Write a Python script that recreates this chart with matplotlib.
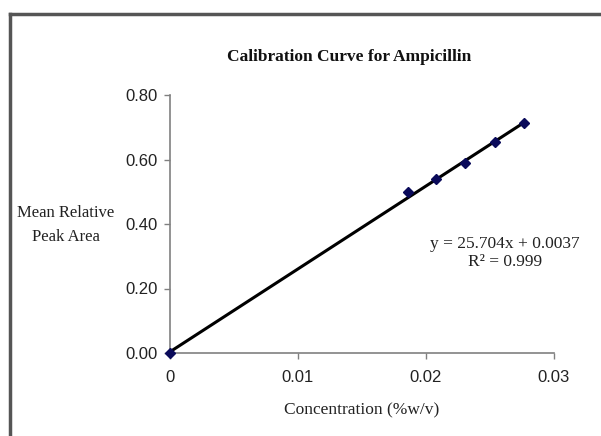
import numpy as np
import matplotlib
matplotlib.use("Agg")
import matplotlib.pyplot as plt
from matplotlib.lines import Line2D

# ---- data ----
conc = [0.0, 0.01859, 0.02078, 0.02305, 0.02539, 0.02766]
peak_area = [0.0, 0.499, 0.540, 0.589, 0.654, 0.713]
slope = 25.704
intercept = 0.0037
r2 = 0.999
x_ticks = [0, 0.01, 0.02, 0.03]
x_tick_labels = ["0", "0.01", "0.02", "0.03"]
y_ticks = [0.0, 0.2, 0.4, 0.6, 0.8]
y_tick_labels = ["0.00", "0.20", "0.40", "0.60", "0.80"]

SERIF = ["Liberation Serif", "DejaVu Serif"]
SANS = ["Liberation Sans", "DejaVu Sans"]

fig = plt.figure(figsize=(6.01, 4.36), dpi=100)
ax = fig.add_axes([170 / 601, 1 - 353 / 436, (554 - 170) / 601, (353 - 95) / 436])

# trendline, drawn over the data range
xs = np.array([0.0, max(conc)])
ax.plot(xs, slope * xs + intercept, color="black", lw=2.2, zorder=2)
ax.plot(conc, peak_area, linestyle="none", marker="D", ms=5.5,
        color="#0a0a5a", zorder=3, clip_on=False)

ax.set_xlim(0, 0.03)
ax.set_ylim(0, 0.8)
ax.set_xticks(x_ticks)
ax.set_xticklabels(x_tick_labels, fontfamily=SANS, fontsize=12, color="#222222")
ax.set_yticks(y_ticks)
ax.set_yticklabels(y_tick_labels, fontfamily=SANS, fontsize=12, color="#222222")
ax.tick_params(axis="y", direction="out", length=4, width=1, color="#808080", pad=5)
ax.tick_params(axis="x", direction="out", length=4, width=1, color="#808080", pad=8)
for side in ("top", "right"):
    ax.spines[side].set_visible(False)
for side in ("left", "bottom"):
    ax.spines[side].set_color("#808080")
    ax.spines[side].set_linewidth(1.2)

fig.text(349 / 601, 1 - 57 / 436, "Calibration Curve for Ampicillin",
         ha="center", va="center", fontfamily=SERIF, fontweight="bold",
         fontsize=12.5, color="#111111")
fig.text(362 / 601, 1 - 410 / 436, "Concentration (%w/v)", ha="center",
         va="center", fontfamily=SERIF, fontsize=12.5, color="#222222")
fig.text(66 / 601, 1 - 225 / 436, "Mean Relative\nPeak Area", ha="center",
         va="center", fontfamily=SERIF, fontsize=12, color="#222222",
         linespacing=1.6)
fig.text(505 / 601, 1 - 253 / 436,
         f"y = {slope}x + {intercept}\nR\u00b2 = {r2}", ha="center",
         va="center", fontfamily=SERIF, fontsize=12.5, color="#222222",
         linespacing=1.2)

# chart-area frame (top and left edges visible)
fig.add_artist(Line2D([10 / 601, 1.0], [1 - 14 / 436, 1 - 14 / 436],
                      transform=fig.transFigure, color="#555555", lw=2.5))
fig.add_artist(Line2D([10 / 601, 10 / 601], [0.0, 1 - 14 / 436],
                      transform=fig.transFigure, color="#555555", lw=2.5))

fig.savefig("out.png", dpi=100, facecolor="white")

TASK TO CARRY OUT
Skip the pictures, then retype every line above exactly.

RESULT
Write a Python script that recreates this chart with matplotlib.
import numpy as np
import matplotlib
matplotlib.use("Agg")
import matplotlib.pyplot as plt
from matplotlib.lines import Line2D

# ---- data ----
conc = [0.0, 0.01859, 0.02078, 0.02305, 0.02539, 0.02766]
peak_area = [0.0, 0.499, 0.540, 0.589, 0.654, 0.713]
slope = 25.704
intercept = 0.0037
r2 = 0.999
x_ticks = [0, 0.01, 0.02, 0.03]
x_tick_labels = ["0", "0.01", "0.02", "0.03"]
y_ticks = [0.0, 0.2, 0.4, 0.6, 0.8]
y_tick_labels = ["0.00", "0.20", "0.40", "0.60", "0.80"]

SERIF = ["Liberation Serif", "DejaVu Serif"]
SANS = ["Liberation Sans", "DejaVu Sans"]

fig = plt.figure(figsize=(6.01, 4.36), dpi=100)
ax = fig.add_axes([170 / 601, 1 - 353 / 436, (554 - 170) / 601, (353 - 95) / 436])

# trendline, drawn over the data range
xs = np.array([0.0, max(conc)])
ax.plot(xs, slope * xs + intercept, color="black", lw=2.2, zorder=2)
ax.plot(conc, peak_area, linestyle="none", marker="D", ms=5.5,
        color="#0a0a5a", zorder=3, clip_on=False)

ax.set_xlim(0, 0.03)
ax.set_ylim(0, 0.8)
ax.set_xticks(x_ticks)
ax.set_xticklabels(x_tick_labels, fontfamily=SANS, fontsize=12, color="#222222")
ax.set_yticks(y_ticks)
ax.set_yticklabels(y_tick_labels, fontfamily=SANS, fontsize=12, color="#222222")
ax.tick_params(axis="y", direction="out", length=4, width=1, color="#808080", pad=5)
ax.tick_params(axis="x", direction="out", length=4, width=1, color="#808080", pad=8)
for side in ("top", "right"):
    ax.spines[side].set_visible(False)
for side in ("left", "bottom"):
    ax.spines[side].set_color("#808080")
    ax.spines[side].set_linewidth(1.2)

fig.text(349 / 601, 1 - 57 / 436, "Calibration Curve for Ampicillin",
         ha="center", va="center", fontfamily=SERIF, fontweight="bold",
         fontsize=12.5, color="#111111")
fig.text(362 / 601, 1 - 410 / 436, "Concentration (%w/v)", ha="center",
         va="center", fontfamily=SERIF, fontsize=12.5, color="#222222")
fig.text(66 / 601, 1 - 225 / 436, "Mean Relative\nPeak Area", ha="center",
         va="center", fontfamily=SERIF, fontsize=12, color="#222222",
         linespacing=1.6)
fig.text(505 / 601, 1 - 253 / 436,
         f"y = {slope}x + {intercept}\nR\u00b2 = {r2}", ha="center",
         va="center", fontfamily=SERIF, fontsize=12.5, color="#222222",
         linespacing=1.2)

# chart-area frame (top and left edges visible)
fig.add_artist(Line2D([10 / 601, 1.0], [1 - 14 / 436, 1 - 14 / 436],
                      transform=fig.transFigure, color="#555555", lw=2.5))
fig.add_artist(Line2D([10 / 601, 10 / 601], [0.0, 1 - 14 / 436],
                      transform=fig.transFigure, color="#555555", lw=2.5))

fig.savefig("out.png", dpi=100, facecolor="white")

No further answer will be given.